UVA dodged a bullet when Max Valles announced that he'd be returning next year, quashing rumors to the contrary.  Smart - Valles would've been going almost entirely on physical attributes.  A year of opening some scouts' eyes would help him.  Harold, though he could benefit from another year, is probably in good shape anyway.  He showed this year that he can defend the run and isn't just a one-dimensional pass rusher.  Once he gets in front of scouts at the combine, he should make an appearance on draft boards and could easily be a second or third round pick; his ceiling, if the workouts look good, would be the low first.

As for our defense, it's a fairly major hit, but there's a long-run silver lining: next year, Harold and the Moores (Michael and Kwontie) would once again have dominated the playing time.  Great, because they'll do well, but no experience for the boatload of guys behind them.  Trent Corney should start off as the third DE, but there's a trio of redshirt freshmen who will get a chance to make a wave or two as well.

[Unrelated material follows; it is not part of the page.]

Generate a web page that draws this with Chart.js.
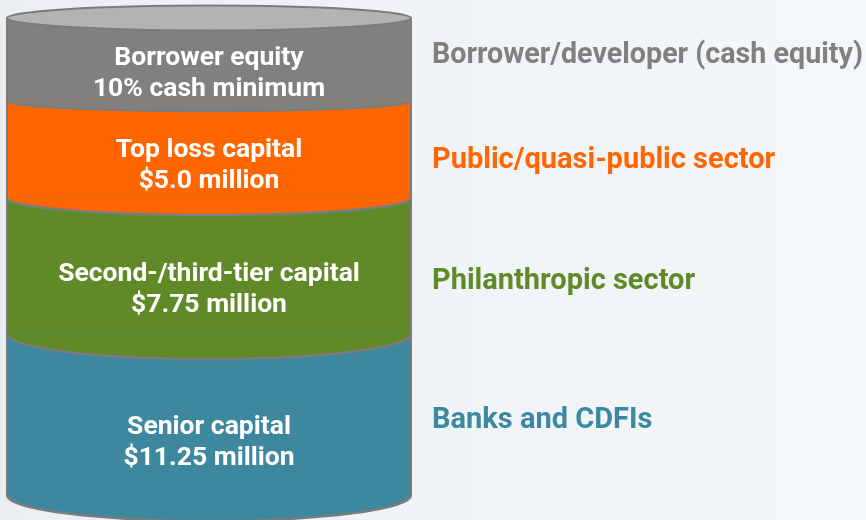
<!DOCTYPE html>
<html>
<head>
<meta charset="utf-8">
<script src="https://cdn.jsdelivr.net/npm/chart.js@4"></script>
<style>
    html, body { margin: 0; padding: 0; }
    body {
        width: 866px; height: 520px; overflow: hidden;
        background: linear-gradient(90deg, #e9eff3 0%, #f0f4f7 55%, #f4f7fa 100%);
    }
    canvas { display: block; }
</style>
</head>
<body>
<canvas id="graficoCilindro" width="866" height="520"></canvas>
<script>
// ============================================
// CAPITAL STACK - CYLINDER
// ============================================
// layers listed bottom -> top
const layerNames = ['Senior capital', 'Second-/third-tier capital', 'Top loss capital', 'Borrower equity'];
const layerAmounts = ['$11.25 million', '$7.75 million', '$5.0 million', '10% cash minimum'];
// drawn thickness of each layer (not to scale with the amounts)
const layerHeights = [161, 136, 97, 83];
const sourceLabels = ['Banks and CDFIs', 'Philanthropic sector', 'Public/quasi-public sector', 'Borrower/developer (cash equity)'];

const CORES = {
    camadas: ['#3e889f', '#608a28', '#ff6600', '#808080'],
    fontes: ['#3b88a0', '#5f8a28', '#ff6600', '#808080'],
    tampa: '#b3b3b3',
    contorno: '#7c7c7c'
};

const FONTE = '"Roboto", "Liberation Sans", sans-serif';

const cylinderPlugin = {
    id: 'cylinder',
    afterDatasetsDraw(chart, args, opts) {
        const ctx = chart.ctx;
        const bars = chart.data.datasets.map((d, i) => chart.getDatasetMeta(i).data[0]);
        const cx = bars[0].x;
        const rx = bars[0].width / 2;
        const topo = bars[bars.length - 1].y;
        const fundo = bars[0].base;

        ctx.save();

        // curved bottom of each layer
        bars.forEach((bar, i) => {
            ctx.beginPath();
            ctx.ellipse(cx, bar.base, rx, opts.depths[i], 0, 0, Math.PI);
            ctx.closePath();
            ctx.fillStyle = CORES.camadas[i];
            ctx.fill();
        });
        ctx.lineWidth = 2.5;
        ctx.strokeStyle = CORES.contorno;
        bars.forEach((bar, i) => {
            ctx.beginPath();
            ctx.ellipse(cx, bar.base, rx, opts.depths[i], 0, 0, Math.PI);
            ctx.stroke();
        });

        // sides
        ctx.lineWidth = 2;
        ctx.beginPath();
        ctx.moveTo(cx - rx, topo);
        ctx.lineTo(cx - rx, fundo);
        ctx.moveTo(cx + rx, topo);
        ctx.lineTo(cx + rx, fundo);
        ctx.stroke();

        // lid
        ctx.beginPath();
        ctx.ellipse(cx, topo, rx, opts.topDepth, 0, 0, Math.PI * 2);
        ctx.fillStyle = CORES.tampa;
        ctx.fill();
        ctx.lineWidth = 2;
        ctx.strokeStyle = CORES.contorno;
        ctx.stroke();

        // text inside the layers
        ctx.textAlign = 'center';
        ctx.textBaseline = 'alphabetic';
        ctx.fillStyle = '#ffffff';
        ctx.font = `bold ${opts.innerSize}px ${FONTE}`;
        const capMeio = opts.innerSize * 0.355;
        bars.forEach((bar, i) => {
            const cima = i === bars.length - 1 ? bar.y + opts.topDepth : bar.y + opts.depths[i + 1];
            const baixo = bar.base + opts.depths[i];
            const meio = (cima + baixo) / 2;
            ctx.fillText(layerNames[i], cx, meio - opts.lineGap / 2 + capMeio);
            ctx.fillText(layerAmounts[i], cx, meio + opts.lineGap / 2 + capMeio);
        });

        // sources on the right
        ctx.textAlign = 'left';
        ctx.font = `bold ${opts.sideSize}px ${FONTE}`;
        const maxW = chart.width - opts.sideX - 3;
        bars.forEach((bar, i) => {
            const y = (bar.y + bar.base) / 2 + opts.sideNudge[i] + opts.sideSize * 0.355;
            ctx.fillStyle = CORES.fontes[i];
            ctx.fillText(sourceLabels[i], opts.sideX, y, maxW);
        });

        ctx.restore();
    }
};

const total = layerHeights.reduce((a, b) => a + b, 0);

new Chart(document.getElementById('graficoCilindro').getContext('2d'), {
    type: 'bar',
    data: {
        labels: ['Capital stack'],
        datasets: layerHeights.map((h, i) => ({
            label: layerNames[i],
            data: [h],
            backgroundColor: CORES.camadas[i],
            borderWidth: 0,
            barPercentage: 1,
            categoryPercentage: 1
        }))
    },
    options: {
        responsive: false,
        animation: false,
        layout: { padding: { left: 7, right: 455, top: 18, bottom: 25 } },
        scales: {
            x: { stacked: true, display: false },
            y: { stacked: true, display: false, min: 0, max: total }
        },
        plugins: {
            legend: { display: false },
            tooltip: { enabled: false },
            cylinder: {
                depths: [26, 25, 17, 10],
                topDepth: 12.5,
                innerSize: 26.5,
                lineGap: 31,
                sideSize: 29,
                sideX: 432,
                sideNudge: [3.5, 13, 8.5, -6.5]
            }
        }
    },
    plugins: [cylinderPlugin]
});
</script>
</body>
</html>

*******************************************

And the second major bit of football attrition is on the coaching staff, as Scott Wachenheim is off to VMI to play head coach.  Good for him - it's his first head-coaching gig, though he did have the title of OC and assistant HC at Liberty for a few years.  There can't be a tougher place in the world to win at football than VMI, except maybe the Citadel.  From his perspective, this is definitely striking while the iron is hot - the chances that most of this staff is out of a job next year are awfully high, and you might as well grab a promotion while it's there.  Even if London was on rock-solid ground, I think he'd go anyway, but still.

Wachenheim leaves with one of the most mixed legacies I've ever seen for an assistant coach.  He was vilified at times for the play of the O-line, and I think at least partially deservedly so.  But he leaves on a positive note, having gained a lot of credit for making the O-line not be a total black hole of suck despite being held together with Scotch tape and having to use 260-pound converted DE (or TE or whatever) Jack English as a left tackle.  And I think also deservedly so.

It leaves UVA with two openings to fill, including the impending (or already-occurred) retirement of Tom O'Brien, whose UVA career was basically a dud.  There's an inexplicable level of support for Ron Mattes, who was here like, a year, and performed no miracles.  He'll be here as soon as Bill Musgrave comes back, I'm sure.  A much more likely name, and these tea leaves sure read awfully clearly, thanks to Streaking the Lawn's Tweety account, is current Edmonton Eskimos O-line coach Jonathan Himebauch.

*******************************************

For lack of anything to do in this basketball wilderness, I put together another season sim, since it had been a couple weeks and stuff happened.  You can find it below and on the original season sim post, for easier comparison to the previous version.


NC State and Notre Dame are on the rise; both won an early-season ACC game against Wake and FSU, respectively, and ND has been handling a lot of business as well.  NC State, not so much, but then, Wofford is actually awfully highly-ranked for a SoCon team.

Being as UVA has also been handling business, the Hoos leapfrogged Louisville, which itself didn't exactly fare badly, just not as well as UVA.  Maryland and VCU are both higher-ranked than all but five ACC teams, and UVA crushed both on the road.  It's becoming clear that there's a top three in this league, and as such, the race for the top seed has obvious huge implications.

1 comment:

Anonymous said...

TOB stole a lot of money from UVA this go-around. Shameful.